Task to carry out >>
Where a line in the listing below contains the word "size", copy that line.

Records shown >>
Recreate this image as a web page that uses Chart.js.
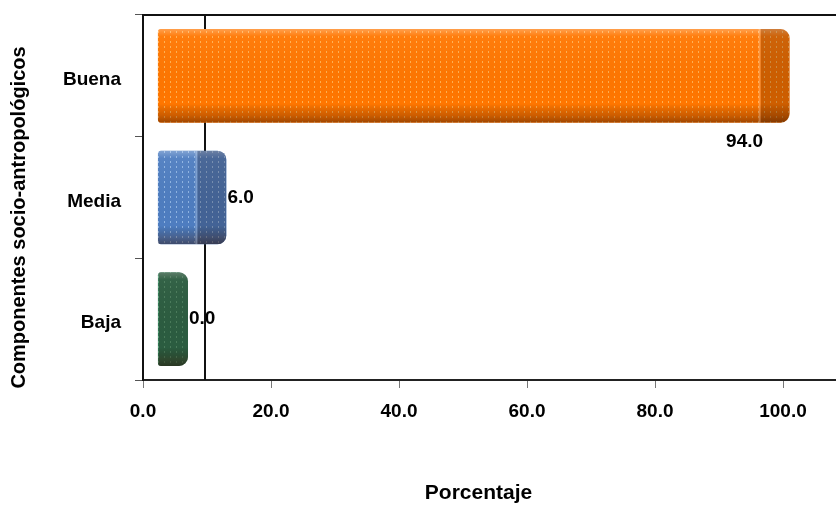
<!DOCTYPE html>
<html><head><meta charset="utf-8">
<script src="https://cdn.jsdelivr.net/npm/chart.js@4/dist/chart.umd.min.js"></script>
<style>html,body{margin:0;padding:0;background:#fff}#wrap{width:836px;height:508px}</style>
</head><body><div id="wrap"><canvas id="c" width="836" height="508"></canvas></div>
<script>
// ---- data ----
const categories = ['Buena', 'Media', 'Baja'];
const values = [94.0, 6.0, 0.0];
const xTickValues = [0, 20, 40, 60, 80, 100];
const xTitle = 'Porcentaje';
const yTitle = 'Componentes socio-antropológicos';
const labelPlacement = ['below', 'right', 'right'];

// ---- style ----
const FONT = "'Liberation Sans',Arial,sans-serif";
const X_MAX = 108.28;
const DEPTH = 7.03;      // 3D depth, in axis units
const BAR_BASE = -4.7;   // front-face start in depth-shifted units
const WALL = 9.7;        // back wall line position
const CAP = 29;          // px width of the 3D end face

const ctx0 = document.getElementById('c').getContext('2d');
function pat(base, dot) {
  const c = document.createElement('canvas'); c.width = 6; c.height = 5;
  const g = c.getContext('2d');
  g.fillStyle = base; g.fillRect(0, 0, 6, 5);
  g.fillStyle = dot; g.fillRect(2, 1, 1, 2);
  return ctx0.createPattern(c, 'repeat');
}
const fills = [pat('#FF7600', 'rgba(255,190,100,0.8)'), pat('#4E7DC0', 'rgba(150,185,230,0.9)'), pat('#2F7452', 'rgba(90,160,120,0.9)')];
const radius = {topLeft: 3, bottomLeft: 3, topRight: 9, bottomRight: 9};

const deco = {
  id: 'deco',
  beforeDatasetsDraw(chart) {
    const {ctx, chartArea: a, scales} = chart;
    ctx.save();
    ctx.strokeStyle = '#111'; ctx.lineWidth = 2;
    ctx.beginPath(); ctx.moveTo(a.left, a.top); ctx.lineTo(a.right, a.top); ctx.stroke();
    const wx = Math.round(scales.x.getPixelForValue(WALL));
    ctx.beginPath(); ctx.moveTo(wx, a.top); ctx.lineTo(wx, a.bottom); ctx.stroke();
    ctx.restore();
    // axis titles
    ctx.save();
    ctx.fillStyle = '#000';
    ctx.textAlign = 'center'; ctx.textBaseline = 'middle';
    ctx.font = 'bold 21px ' + FONT;
    ctx.fillText(xTitle, (a.left + a.right) / 2 - 11, 493);
    ctx.font = 'bold 20px ' + FONT;
    ctx.translate(19, (a.top + a.bottom) / 2 + 20);
    ctx.rotate(-Math.PI / 2);
    ctx.fillText(yTitle, 0, 0);
    ctx.restore();
  },
  afterDatasetsDraw(chart) {
    const {ctx, scales} = chart;
    const meta = chart.getDatasetMeta(0);
    meta.data.forEach((bar, i) => {
      const p = bar.getProps(['x', 'y', 'base', 'height'], true);
      const l = p.base, r = p.x, t = p.y - p.height / 2, b = p.y + p.height / 2;
      ctx.save();
      ctx.beginPath();
      ctx.roundRect(l, t, r - l, b - t, [radius.topLeft, radius.topRight, radius.bottomRight, radius.bottomLeft]);
      ctx.clip();
      const g = ctx.createLinearGradient(0, t, 0, b);
      g.addColorStop(0, 'rgba(255,255,255,0.30)');
      g.addColorStop(0.08, 'rgba(255,255,255,0.05)');
      g.addColorStop(0.8, 'rgba(0,0,0,0.0)');
      g.addColorStop(0.92, 'rgba(60,20,0,0.25)');
      g.addColorStop(1, 'rgba(40,10,0,0.45)');
      ctx.fillStyle = g; ctx.fillRect(l, t, r - l, b - t);
      const cs = Math.max(l, r - CAP);
      ctx.fillStyle = 'rgba(30,10,0,0.22)';
      ctx.fillRect(cs, t, r - cs, b - t);
      if (cs > l + 2) {
        ctx.fillStyle = 'rgba(255,255,255,0.25)';
        ctx.fillRect(cs - 2, t, 2, b - t);
      }
      ctx.restore();
      // value labels
      ctx.save();
      ctx.font = 'bold 19px ' + FONT;
      ctx.fillStyle = '#000';
      ctx.textBaseline = 'middle';
      const txt = values[i].toFixed(1);
      if (labelPlacement[i] === 'below') {
        ctx.textAlign = 'center';
        ctx.fillText(txt, scales.x.getPixelForValue(values[i]), b + 19);
      } else {
        ctx.textAlign = 'left';
        ctx.fillText(txt, r + 1, p.y);
      }
      ctx.restore();
    });
  }
};

new Chart(ctx0, {
  type: 'bar',
  data: {
    labels: categories,
    datasets: [{
      data: values,
      xAxisID: 'xb',
      yAxisID: 'y',
      base: BAR_BASE,
      backgroundColor: fills,
      borderWidth: 0,
      borderSkipped: false,
      borderRadius: radius,
      barPercentage: 0.77,
      categoryPercentage: 1.0
    }]
  },
  options: {
    indexAxis: 'y',
    responsive: false,
    animation: false,
    devicePixelRatio: 1,
    layout: {padding: {top: 15, right: 0, left: 0, bottom: 0}},
    plugins: {legend: {display: false}, tooltip: {enabled: false}},
    scales: {
      x: {
        type: 'linear', position: 'bottom', min: 0, max: X_MAX,
        afterBuildTicks: s => { s.ticks = xTickValues.map(v => ({value: v})); },
        afterFit: s => { s.height = 128; s.paddingLeft = 0; s.paddingRight = 0; },
        ticks: {callback: v => Number(v).toFixed(1), font: {family: FONT, size: 19, weight: 'bold'}, color: '#000', padding: 12, maxRotation: 0},
        grid: {drawOnChartArea: false, drawTicks: true, tickLength: 8, color: '#777'},
        border: {color: '#222', width: 2},
        title: {display: false, text: xTitle}
      },
      xb: {type: 'linear', display: false, min: -DEPTH, max: X_MAX - DEPTH},
      y: {
        type: 'category', position: 'left',
        afterFit: s => { s.width = 143; s.paddingTop = 0; s.paddingBottom = 0; },
        ticks: {font: {family: FONT, size: 19, weight: 'bold'}, color: '#000', padding: 14, labelOffset: 4},
        grid: {offset: true, drawOnChartArea: false, drawTicks: true, tickLength: 8, color: '#555'},
        border: {color: '#111', width: 2},
        title: {display: false, text: yTitle}
      }
    }
  },
  plugins: [deco]
});
</script></body></html>
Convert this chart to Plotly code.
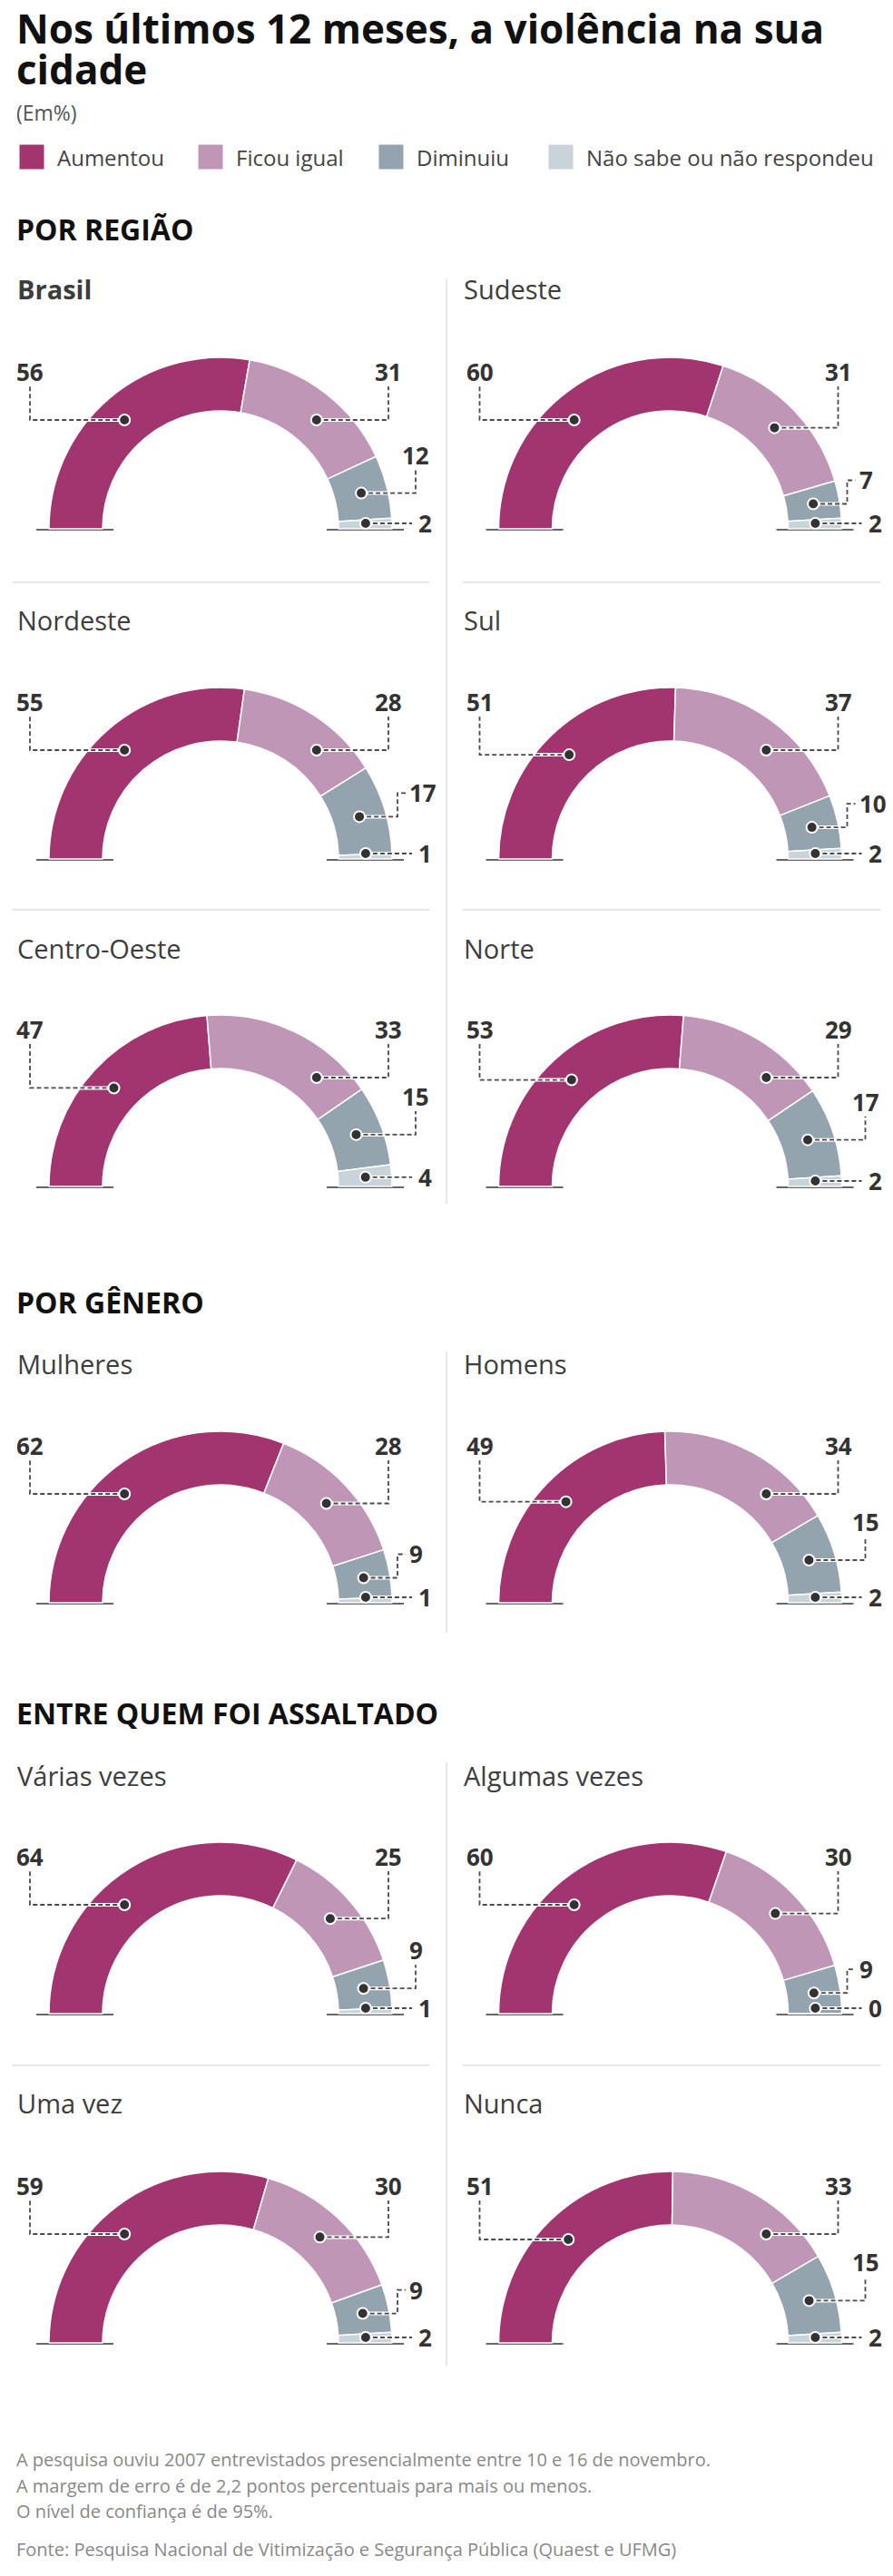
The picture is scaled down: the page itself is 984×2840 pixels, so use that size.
import math
import plotly.graph_objects as go

W, H = 984, 2840

categorias = ["Aumentou", "Ficou igual", "Diminuiu", "Não sabe ou não respondeu"]
cores = ["#a2356f", "#c096b6", "#93a4ae", "#c9d3da"]

regioes = ["Brasil", "Sudeste", "Nordeste", "Sul", "Centro-Oeste", "Norte"]
regiao_aumentou = [56, 60, 55, 51, 47, 53]
regiao_ficou = [31, 31, 28, 37, 33, 29]
regiao_diminuiu = [12, 7, 17, 10, 15, 17]
regiao_nao_sabe = [2, 2, 1, 2, 4, 2]

generos = ["Mulheres", "Homens"]
genero_aumentou = [62, 49]
genero_ficou = [28, 34]
genero_diminuiu = [9, 15]
genero_nao_sabe = [1, 2]

assaltos = ["Várias vezes", "Algumas vezes", "Uma vez", "Nunca"]
assalto_aumentou = [64, 60, 59, 51]
assalto_ficou = [25, 30, 30, 33]
assalto_diminuiu = [9, 9, 9, 15]
assalto_nao_sabe = [1, 0, 2, 2]

secoes = ["POR REGIÃO", "POR GÊNERO", "ENTRE QUEM FOI ASSALTADO"]
titulo = ["Nos últimos 12 meses, a violência na sua", "cidade"]

# layout (pixels)
R_OUT, R_IN, R_MID = 189, 130, 160
col_cx = [243, 738.5]
col_tx = [17, 509]
row_title_y = [318, 683, 1045, 1503, 1957, 2318]
row_base_y = [583, 947, 1308, 1767, 2220, 2583]
secao_y = [252, 1435, 1888]
# panels whose "Diminuiu" label sits beside the leader instead of above it
rotulo_lateral = {"Sudeste", "Nordeste", "Sul", "Mulheres", "Algumas vezes", "Uma vez"}

FONT = "Open Sans"
fig = go.Figure()
shapes = []
annotations = []


def txt(x, y, text, size, color, xanchor="left", bold=False):
    annotations.append(dict(
        x=x, y=y, xref="x", yref="y", text=f"<b>{text}</b>" if bold else text,
        showarrow=False, xanchor=xanchor, yanchor="middle",
        font=dict(family=FONT, size=size, color=color)))


def leader(pts):
    path = "M " + " L ".join(f"{px:.1f} {py:.1f}" for px, py in pts)
    shapes.append(dict(type="path", path=path, xref="x", yref="y", layer="above",
                       line=dict(color="white", width=4)))
    shapes.append(dict(type="path", path=path, xref="x", yref="y", layer="above",
                       line=dict(color="#4a4a4a", width=1.8, dash="5px,3px")))


def dot(x, y):
    r = 6
    shapes.append(dict(type="circle", xref="x", yref="y", layer="above",
                       x0=x - r, x1=x + r, y0=y - r, y1=y + r,
                       fillcolor="#333333", line=dict(color="white", width=2)))


def painel(nome, valores, col, row, bold=False):
    cx, base = col_cx[col], row_base_y[row]
    total = sum(valores)
    fig.add_trace(go.Pie(
        values=valores + [total], labels=categorias + ["_"], sort=False,
        direction="clockwise", rotation=-90, hole=R_IN / R_OUT,
        marker=dict(colors=cores + ["rgba(0,0,0,0)"],
                    line=dict(color="white", width=[1.5, 1.5, 1.5, 1.5, 0])),
        textinfo="none", hoverinfo="skip", showlegend=False,
        domain=dict(x=[(cx - R_OUT) / W, (cx + R_OUT) / W],
                    y=[1 - (base + R_OUT) / H, 1 - (base - R_OUT) / H])))

    txt(col_tx[col], row_title_y[row], nome, 29, "#3d3d3d", bold=bold)

    ang = 180.0
    for i, v in enumerate(valores):
        a1 = ang - v / total * 180
        mid = math.radians((ang + a1) / 2)
        ang = a1
        dx, dy = R_MID * math.cos(mid), R_MID * math.sin(mid)
        if i < 2 and dy > 120:
            dy = 120
            dx = math.copysign(math.sqrt(R_MID ** 2 - dy ** 2), dx)
        if i == 3 and dy < 6:
            dy = 6
            dx = math.sqrt(R_MID ** 2 - dy ** 2)
        x, y = cx + dx, base - dy
        if i == 0:
            lx = cx - 210
            leader([(x, y), (lx, y), (lx, base - 157)])
            txt(lx, base - 173, v, 26, "#333333", "center", True)
        elif i == 1:
            lx = cx + 185
            leader([(x, y), (lx, y), (lx, base - 157)])
            txt(lx, base - 173, v, 26, "#333333", "center", True)
        elif i == 2:
            if nome in rotulo_lateral:
                lx, ly = cx + 195, y - 26
                leader([(x, y), (lx, y), (lx, ly), (lx + 9, ly)])
                txt(lx + 11, ly, v, 26, "#333333", "left", True)
            else:
                lx, ly = cx + 215, y - 42
                leader([(x, y), (lx, y), (lx, ly + 16)])
                txt(lx, ly, v, 26, "#333333", "center", True)
        else:
            leader([(x, y), (cx + 211, y)])
            txt(cx + 216, y, v, 26, "#333333", "left", True)
        dot(x, y)


for k, nome in enumerate(regioes):
    painel(nome, [regiao_aumentou[k], regiao_ficou[k], regiao_diminuiu[k], regiao_nao_sabe[k]],
           k % 2, k // 2, bold=(nome == "Brasil"))
for k, nome in enumerate(generos):
    painel(nome, [genero_aumentou[k], genero_ficou[k], genero_diminuiu[k], genero_nao_sabe[k]],
           k % 2, 3)
for k, nome in enumerate(assaltos):
    painel(nome, [assalto_aumentou[k], assalto_ficou[k], assalto_diminuiu[k], assalto_nao_sabe[k]],
           k % 2, 4 + k // 2)

# grid separators
sx, sy = [], []
for y0, y1 in [(307, 1327), (1490, 1800), (1943, 2608)]:
    sx += [492, 492, None]
    sy += [y0, y1, None]
for y in [642, 1003, 2277]:
    sx += [14, 473, None, 510, 970, None]
    sy += [y, y, None, y, y, None]
fig.add_trace(go.Scatter(x=sx, y=sy, mode="lines", line=dict(color="#e6e6e6", width=2),
                         hoverinfo="skip", showlegend=False))

# base ticks under each half ring
bx, by = [], []
for base in row_base_y:
    for cx in col_cx:
        y = base + 1
        bx += [cx - 203, cx - 118, None, cx + 117, cx + 202, None]
        by += [y, y, None, y, y, None]
fig.add_trace(go.Scatter(x=bx, y=by, mode="lines", line=dict(color="#666666", width=2),
                         hoverinfo="skip", showlegend=False))

# legend
leg_x = [35, 232, 431, 618]
fig.add_trace(go.Scatter(x=leg_x, y=[173] * 4, mode="markers",
                         marker=dict(symbol="square", size=27, color=cores),
                         hoverinfo="skip", showlegend=False))
for lx, nome in zip(leg_x, categorias):
    txt(lx + 26, 173, nome, 24, "#444444")

# titles and notes
for linha, y in zip(titulo, [31, 76]):
    txt(16, y, linha, 44, "#111111", bold=True)
txt(16, 124, "(Em%)", 23, "#555555")
for s, y in zip(secoes, secao_y):
    txt(16, y, s, 32, "#111111", bold=True)

notas = ["A pesquisa ouviu 2007 entrevistados presencialmente entre 10 e 16 de novembro.",
         "A margem de erro é de 2,2 pontos percentuais para mais ou menos.",
         "O nível de confiança é de 95%."]
for n, y in zip(notas, [2711, 2740, 2768]):
    txt(16, y, n, 20, "#888888")
txt(16, 2810, "Fonte: Pesquisa Nacional de Vitimização e Segurança Pública (Quaest e UFMG)",
    20, "#888888")

fig.update_layout(
    width=W, height=H, margin=dict(l=0, r=0, t=0, b=0),
    paper_bgcolor="white", plot_bgcolor="white",
    xaxis=dict(range=[0, W], visible=False, fixedrange=True),
    yaxis=dict(range=[H, 0], visible=False, fixedrange=True),
    shapes=shapes, annotations=annotations, showlegend=False,
    font=dict(family=FONT),
)

fig.write_html("out.html", config={"displayModeBar": False},
               post_script="document.body.style.margin='0';")
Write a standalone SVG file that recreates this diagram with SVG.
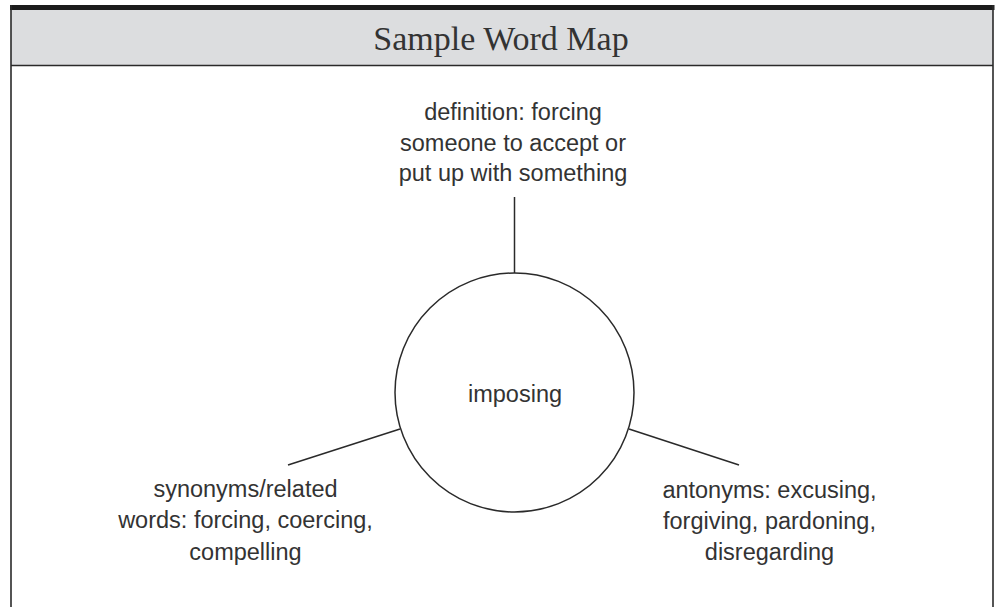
<svg xmlns="http://www.w3.org/2000/svg" width="995" height="607" viewBox="0 0 995 607">
<style>
.frame{stroke:#2a2a2a;stroke-width:1.6;fill:none}
.conn{stroke:#2a2a2a;stroke-width:1.5;fill:none}
.lbl{font-family:"Liberation Sans","Open Sans",sans-serif;font-size:23.5px;fill:#333;text-anchor:middle}
.title{font-family:"Liberation Serif","DejaVu Serif",serif;font-size:34px;fill:#333;text-anchor:middle}
</style>
<rect width="995" height="607" fill="#ffffff"/>
<g id="frame">
<rect x="11" y="9" width="982" height="56.5" fill="#dcdddf"/>
<rect x="10" y="5" width="984.5" height="5" fill="#1c1c1c"/>
<line class="frame" x1="11" y1="65.5" x2="993" y2="65.5"/>
<line class="frame" x1="11" y1="5" x2="11" y2="607"/>
<line class="frame" x1="993" y1="5" x2="993" y2="607"/>
<text class="title" x="501" y="50">Sample Word Map</text>
</g>
<g id="connectors">
<line class="conn" x1="514.5" y1="197" x2="514.5" y2="273"/>
<line class="conn" x1="288" y1="465" x2="400" y2="429"/>
<line class="conn" x1="629" y1="429" x2="739" y2="465"/>
</g>
<g id="center">
<circle class="conn" cx="514.5" cy="392.5" r="119.5" fill="#fff"/>
<text class="lbl" x="515" y="402">imposing</text>
</g>
<g id="definition">
<text class="lbl" x="513" y="120">definition: forcing</text>
<text class="lbl" x="513" y="151">someone to accept or</text>
<text class="lbl" x="513" y="181">put up with something</text>
</g>
<g id="synonyms">
<text class="lbl" x="245.5" y="497">synonyms/related</text>
<text class="lbl" x="245.5" y="528">words: forcing, coercing,</text>
<text class="lbl" x="245.5" y="560">compelling</text>
</g>
<g id="antonyms">
<text class="lbl" x="769.5" y="498">antonyms: excusing,</text>
<text class="lbl" x="769.5" y="529">forgiving, pardoning,</text>
<text class="lbl" x="769.5" y="560">disregarding</text>
</g>
</svg>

Reply to the exercise >>
        ticks: {callback: v => Number(v).toFixed(1), font: {family: FONT, size: 19, weight: 'bold'}, color: '#000', padding: 12, maxRotation: 0},
        ticks: {font: {family: FONT, size: 19, weight: 'bold'}, color: '#000', padding: 14, labelOffset: 4},
The picture is scaled down: the page itself is 984×2840 pixels, so use that size.
def txt(x, y, text, size, color, xanchor="left", bold=False):
        font=dict(family=FONT, size=size, color=color)))
                         marker=dict(symbol="square", size=27, color=cores),
.lbl{font-family:"Liberation Sans","Open Sans",sans-serif;font-size:23.5px;fill:#333;text-anchor:middle}
.title{font-family:"Liberation Serif","DejaVu Serif",serif;font-size:34px;fill:#333;text-anchor:middle}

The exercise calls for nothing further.